Having worked on the National Vision programme of a Middle Eastern country that had its population double over four years and where half the city has been built from scratch over seven years, I understand the complexities of a major metropolitan building programme.
But nothing I've known previously has been as complex and challenging as the Christchurch rebuild.
Comparisons with other disasters and other cities in the world almost seem unhelpful to me because the sheer size and dynamics involved in rebuilding Christchurch are unprecedented.
The constant earthquakes, the need to apportion liability between events and the key players, the High Court decision in 2012 which clarified responsibilities between insurers and EQC, the new building codes for Christchurch, the categorising of land, the significant issues with liquefaction, the difficulties customers face understanding their entitlements and the decisions they need to make for their future - all these have created a unique set of circumstances that challenges everyone.
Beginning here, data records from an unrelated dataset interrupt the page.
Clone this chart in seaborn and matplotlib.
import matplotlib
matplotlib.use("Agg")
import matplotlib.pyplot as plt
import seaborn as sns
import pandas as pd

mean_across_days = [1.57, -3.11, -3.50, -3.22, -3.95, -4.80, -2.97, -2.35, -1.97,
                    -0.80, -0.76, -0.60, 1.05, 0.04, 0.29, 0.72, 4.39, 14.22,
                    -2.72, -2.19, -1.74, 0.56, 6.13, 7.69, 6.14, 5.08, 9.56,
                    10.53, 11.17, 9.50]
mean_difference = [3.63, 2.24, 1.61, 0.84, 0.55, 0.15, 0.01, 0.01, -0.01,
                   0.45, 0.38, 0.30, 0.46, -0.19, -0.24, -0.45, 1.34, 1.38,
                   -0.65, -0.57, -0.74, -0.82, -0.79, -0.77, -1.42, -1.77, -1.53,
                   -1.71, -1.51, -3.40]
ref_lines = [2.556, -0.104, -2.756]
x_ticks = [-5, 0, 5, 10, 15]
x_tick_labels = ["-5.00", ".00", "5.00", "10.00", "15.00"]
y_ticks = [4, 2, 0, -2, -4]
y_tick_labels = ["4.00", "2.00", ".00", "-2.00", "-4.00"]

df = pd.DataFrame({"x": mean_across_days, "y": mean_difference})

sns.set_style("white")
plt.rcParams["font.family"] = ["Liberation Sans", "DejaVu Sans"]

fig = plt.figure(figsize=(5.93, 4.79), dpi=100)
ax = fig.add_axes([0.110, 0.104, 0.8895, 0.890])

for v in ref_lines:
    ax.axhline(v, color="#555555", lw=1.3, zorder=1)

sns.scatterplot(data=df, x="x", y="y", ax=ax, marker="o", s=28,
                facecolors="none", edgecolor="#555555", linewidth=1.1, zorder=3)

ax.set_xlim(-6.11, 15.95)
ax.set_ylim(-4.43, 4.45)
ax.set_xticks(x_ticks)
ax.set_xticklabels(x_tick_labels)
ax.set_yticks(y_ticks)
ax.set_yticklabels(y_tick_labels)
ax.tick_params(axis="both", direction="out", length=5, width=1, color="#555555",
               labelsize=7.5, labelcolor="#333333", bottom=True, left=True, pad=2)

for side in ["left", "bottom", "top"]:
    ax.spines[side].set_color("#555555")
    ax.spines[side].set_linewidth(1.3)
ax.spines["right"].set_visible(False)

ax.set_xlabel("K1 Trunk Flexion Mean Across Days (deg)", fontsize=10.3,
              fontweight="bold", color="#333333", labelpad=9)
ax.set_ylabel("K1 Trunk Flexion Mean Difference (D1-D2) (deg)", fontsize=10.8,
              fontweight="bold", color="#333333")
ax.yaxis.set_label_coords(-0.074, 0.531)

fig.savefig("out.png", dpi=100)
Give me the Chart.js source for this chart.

One local builder told me, his industry is challenging preconceived notions of how to go about a safe and sustainable rebuild programme. He explains builders need to adopt a new paradigm for the way they work in Christchurch.
Some are struggling to get their heads around the role of a project management office and the complexities of repairing and rebuilding thousands of homes in a co-ordinated and efficient way over a short period of time.
However, many Christchurch businesses have come to grips with the new economic and commercial landscape in which they now find themselves. Insurance companies have settled over $7.5 billion of commercial and residential claims since the earthquakes - $1b of that went on business interruption insurance, ensuring businesses in Christchurch could re-establish themselves, that people could continue to be employed and ensure their pay packets were intact.
Yes, there are a number in the community who are still in distress. From my limited experience, insurance companies are prioritising those who they know are most vulnerable.
The wellbeing of the people of Christchurch is at the top of the agenda of most of the meetings I attend.
It's clear that the rebuild programme is ramping up. In 2014 more than 30 per cent of the total residential rebuild and repairs programme will be undertaken.
In 2015 it will continue apace and it will be wrapped up by the end of 2016.
Certainly there may be a handful of challenging cases that may continue, but as the year 2016 comes to a close, the insurance industry will have played an indelible role in helping to transform Christchurch.
My three young sons lived through the major Christchurch earthquakes.
So I'm very proud to tell them that I am part of an industry that is competently and diligently supporting the recovery and rebuild of Christchurch, helping to secure their futures in the city that is their home.
Samson Samasoni joined the Insurance Council of New Zealand as communications manager in June after more than a decade overseas working mostly in the Middle East.